Auch wenn das niemand offen zugibt, könnten die USA und die Europäer mit einem solchen Szenario wohl leben. Sie wollen sicher keine Truppen in die Cyrenaika schicken. Und viele Libyer würden die Intervention mangels Alternativen wohl sogar begrüßen – schließlich forderte Libyens Parlament ja vor wenigen Tagen internationale Hilfe zur Stabilisierung des Landes und einige libysche Politiker verhandeln seit Monaten in Algier und Kairo über ein gemeinsames Vorgehen gegen Islamisten jeglicher Couleur.

Ägypten unterstützt allem Anschein nach den Ex-Generalmajor und Warlord Khalifa Haftar im Kampf gegen die islamistischen Ansar al-Scharia – zumal das rigorose Vorgehen der ägyptischen Armee gegen Islamisten im eigenen Land auch einen massiven Zustrom oppositioneller Muslimbrüder und gewaltbereiter Dschihadisten nach Libyen auslöste und den Konflikt dort zusätzlich befeuerte.

Im Osten Libyens haben dschihadistische Milizen – unterstützt von internationalen Kämpfern und Veteranen des Syrienkriegs – ein „Islamisches Emirat“ ausgerufen.

Die Algerier hielten sich bislang auffällig zurück, nicht zuletzt wegen interner, machtpolitischer Querelen zwischen dem Präsidenten und dem Sicherheitsapparat.
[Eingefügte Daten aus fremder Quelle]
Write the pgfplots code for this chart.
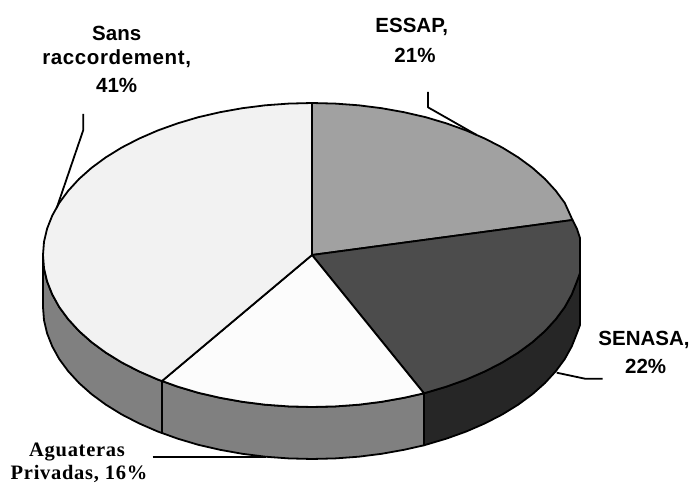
\documentclass[border=0pt]{standalone}
\usepackage{pgfplots}
\usepackage{fontspec}
\pgfplotsset{compat=1.18}
\setmainfont{Liberation Sans}
\newfontfamily\tnr[LetterSpace=3.5]{Liberation Serif}
\newfontfamily\arsp[LetterSpace=3]{Liberation Sans}
\newcommand{\lab}{\fontsize{20.5}{24}\selectfont\bfseries}
\newcommand{\labr}{\fontsize{20.5}{24}\selectfont\arsp\bfseries}
\newcommand{\labs}{\fontsize{20.5}{24}\selectfont\tnr\bfseries}
\begin{document}
\begin{tikzpicture}
\begin{axis}[at={(0,0)},anchor=south west,width=691pt,height=484pt,scale only axis,
  xmin=0,xmax=691,ymin=0,ymax=484,y dir=reverse,axis line style={draw=none},ticks=none,clip=false,
  every axis plot/.append style={no markers,line join=round,black,line width=1.8pt}]
% sides
\addplot[fill=black!85,draw=black] coordinates {(580,273)(576.9,281.4)(571.8,294.3)(564.8,307)(555.8,319.2)(545,331)(532.4,342.2)(518.1,352.7)(502.2,362.5)(484.9,371.4)(466.3,379.5)(446.5,386.6)(424,393.3)(424,445.3)(446.5,438.6)(466.3,431.5)(484.9,423.4)(502.2,414.5)(518.1,404.7)(532.4,394.2)(545,383)(555.8,371.2)(564.8,359)(571.8,346.3)(576.9,333.4)(580,325)} -- cycle;
\addplot[fill=black!50,draw=black] coordinates {(424,393.3)(404,397.8)(381.6,401.8)(358.7,404.7)(335.4,406.4)(312,407)(288.6,406.4)(265.3,404.7)(242.4,401.8)(220,397.8)(198.3,392.8)(177.5,386.6)(162,381)(162,433)(177.5,438.6)(198.3,444.8)(220,449.8)(242.4,453.8)(265.3,456.7)(288.6,458.4)(312,459)(335.4,458.4)(358.7,456.7)(381.6,453.8)(404,449.8)(424,445.3)} -- cycle;
\addplot[fill=black!50,draw=black] coordinates {(162,381)(157.7,379.5)(139.1,371.4)(121.8,362.5)(105.9,352.7)(91.6,342.2)(79,331)(68.2,319.2)(59.2,307)(52.2,294.3)(47.1,281.4)(44,268.2)(43,255)(43,307)(44,320.2)(47.1,333.4)(52.2,346.3)(59.2,359)(68.2,371.2)(79,383)(91.6,394.2)(105.9,404.7)(121.8,414.5)(139.1,423.4)(157.7,431.5)(162,433)} -- cycle;
% tops
\addplot[fill=black!37,draw=black] coordinates {(312,255)(312,103)(335.4,103.6)(358.7,105.3)(381.6,108.2)(404,112.2)(425.7,117.2)(446.5,123.4)(466.3,130.5)(484.9,138.6)(502.2,147.5)(518.1,157.3)(532.4,167.8)(545,179)(555.8,190.8)(564.8,203)(572.5,220)} -- cycle;
\addplot[fill=black!70,draw=black] coordinates {(312,255)(572.5,220)(576.9,228.6)(580,238)(580,273)(576.9,281.4)(571.8,294.3)(564.8,307)(555.8,319.2)(545,331)(532.4,342.2)(518.1,352.7)(502.2,362.5)(484.9,371.4)(466.3,379.5)(446.5,386.6)(424,393.3)} -- cycle;
\addplot[fill=black!1,draw=black] coordinates {(312,255)(424,393.3)(404,397.8)(381.6,401.8)(358.7,404.7)(335.4,406.4)(312,407)(288.6,406.4)(265.3,404.7)(242.4,401.8)(220,397.8)(198.3,392.8)(177.5,386.6)(162,381)} -- cycle;
\addplot[fill=black!5,draw=black] coordinates {(312,255)(162,381)(157.7,379.5)(139.1,371.4)(121.8,362.5)(105.9,352.7)(91.6,342.2)(79,331)(68.2,319.2)(59.2,307)(52.2,294.3)(47.1,281.4)(44,268.2)(43,255)(44,241.8)(47.1,228.6)(52.2,215.7)(59.2,203)(68.2,190.8)(79,179)(91.6,167.8)(105.9,157.3)(121.8,147.5)(139.1,138.6)(157.7,130.5)(177.5,123.4)(198.3,117.2)(220,112.2)(242.4,108.2)(265.3,105.3)(288.6,103.6)(312,103)} -- cycle;
% leaders
\addplot[draw=black] coordinates {(428,92)(428,107.3)(476.7,135)};
\addplot[draw=black] coordinates {(83.3,114)(83.3,130)(56.7,208)};
\addplot[draw=black] coordinates {(602.7,378.7)(585,378.7)(556.7,372.7)};
\addplot[draw=black] coordinates {(152.7,456.7)(266,456.7)};
% labels
\node[anchor=base,inner sep=0pt] at (axis cs:116.7,40.7) {\lab Sans};
\node[anchor=base,inner sep=0pt] at (axis cs:116.7,65) {\labr raccordement,};
\node[anchor=base,inner sep=0pt] at (axis cs:116.7,93) {\lab 41\%};
\node[anchor=base,inner sep=0pt] at (axis cs:411.7,32.3) {\lab ESSAP,};
\node[anchor=base,inner sep=0pt] at (axis cs:415,62.7) {\lab 21\%};
\node[anchor=base,inner sep=0pt] at (axis cs:644,345) {\lab SENASA,};
\node[anchor=base,inner sep=0pt] at (axis cs:645.7,373) {\lab 22\%};
\node[anchor=base,inner sep=0pt] at (axis cs:77,456) {\labs Aguateras};
\node[anchor=base,inner sep=0pt] at (axis cs:79,479.5) {\labs Privadas, 16\%};
\end{axis}
\pgfresetboundingbox
\path[use as bounding box] (0,0) rectangle (691pt,484pt);
\end{tikzpicture}
\end{document}
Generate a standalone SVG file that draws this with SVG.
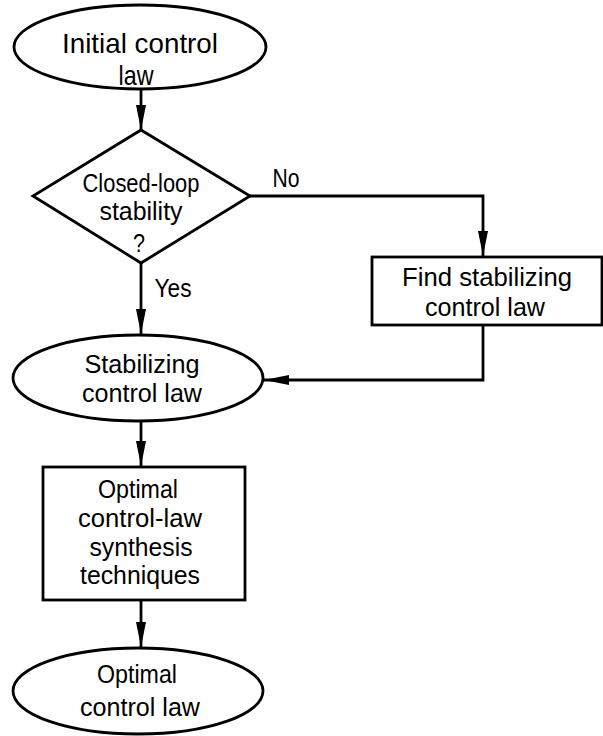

Dieser ließ aber inzwischen durchsickern, dass hochrangige Militärs und Geheimdienstler einen ständigen Krisenrat mit ihren Counterparts in Kairo etabliert haben. Algier lehnt laut offiziellen Verlautbarungen ein militärisches Eingreifen des Westens in Libyen ab, setzt aber auf eine »regionale Lösung«, in die die Nachbarstaaten eingebunden sind. Was das im Detail bedeuten könnte, zeichnet sich immer klarer ab. Ägypten und Algerien sind die einzigen Nachbarn Libyens, die dort etwas ausrichten könnten. Oder hofft jemand auf die Macht Tunesiens, des Nigers oder des Tschad?

Algerien und Ägypten haben starke, gut gerüstete Armeen. Und laut Informationen aus algerischen Zeitungen, die freilich mit Vorsicht zu genießen sind, hat die algerische Armee bereits im Januar begonnen, sich Kampfdrohnen zu beschaffen – im Gespräch waren damals russische Modelle. Damit will Algier seine rund 6500 Kilometer Wüstengrenzen überwachen, was durchaus nachvollziehbar ist. Nicht auszuschließen, dass Algerien damit in Libyen ebenso aktiv werden könnte wie im Nachbarland Tunesien, das ebenfalls vor einer wachsenden Gefahr durch dschihadistische Kämpfer steht.

Die beiden militärischen Regimes in Algier und Kairo müssen sich entscheiden, ob sie die Dschihadisten im Maghreb permanent und über Grenzen hinaus bekämpfen wollen oder einfach versuchen, sie in den Nachbarstaaten einzudämmen und dort zu halten – „Containment“ lautet dafür der Fachbegriff.

 

Gesteigerte Reputation

Fest steht, dass beide Regierungen in der Wahl der Mittel nicht als nachsichtig gelten, schon gar nicht, wenn es um Islamismus geht. Letztendlich ist dieser Kampf auch die Raison d’être, die selbstverliehene Existenzberechtigung dieser autoritären, militaristischen Systeme. Eine Intervention in Libyen wäre mit Risiken verbunden, denn dass die libysche Bevölkerung sie als Retter in die Arme schließt, ist alles andere als sicher. Libyer ändern hin und wieder ihre Meinung. Die beiden Armeemächte in Nordafrika könnten damit aber große Reputation gewinnen, indem sie zeigen, dass arabische Staaten ein arabisches Problem angehen. Und zwar mit arabischen Methoden.

Eine erfolgreiche Mission würde sie womöglich sogar zu neuen Führungsmächten in der arabischen Welt machen – eine Rolle, die sie nach Jahrzehnten außenpolitischen Siechtums schon lange nicht mehr spielten.

Dem Regime in Damaskus käme das gelegen – nicht nur, weil für die nächsten Monate die Aufmerksamkeit der Weltpolitik vom Irak nach Libyen wanderte, und zwar an Syrien vorbei. Assad hat in Algier und Kairo nämlich zwei stille, zuverlässige Verbündete. Beide pflegen eher altmodische Vorstellungen von Stabilität und Staatsraison. Aufstände, Revolutionen, Islamismus und Angriffe auf den Zentralstaat sind ihnen ein Graus – Menschenrechte eine seltsame Marotte westlicher Diplomaten. Auch deshalb arbeiten sie seit Monaten an Assads Rehabilitation und daran, dass in der arabischen Welt möglichst bald alles wieder so werde, wie es einmal war.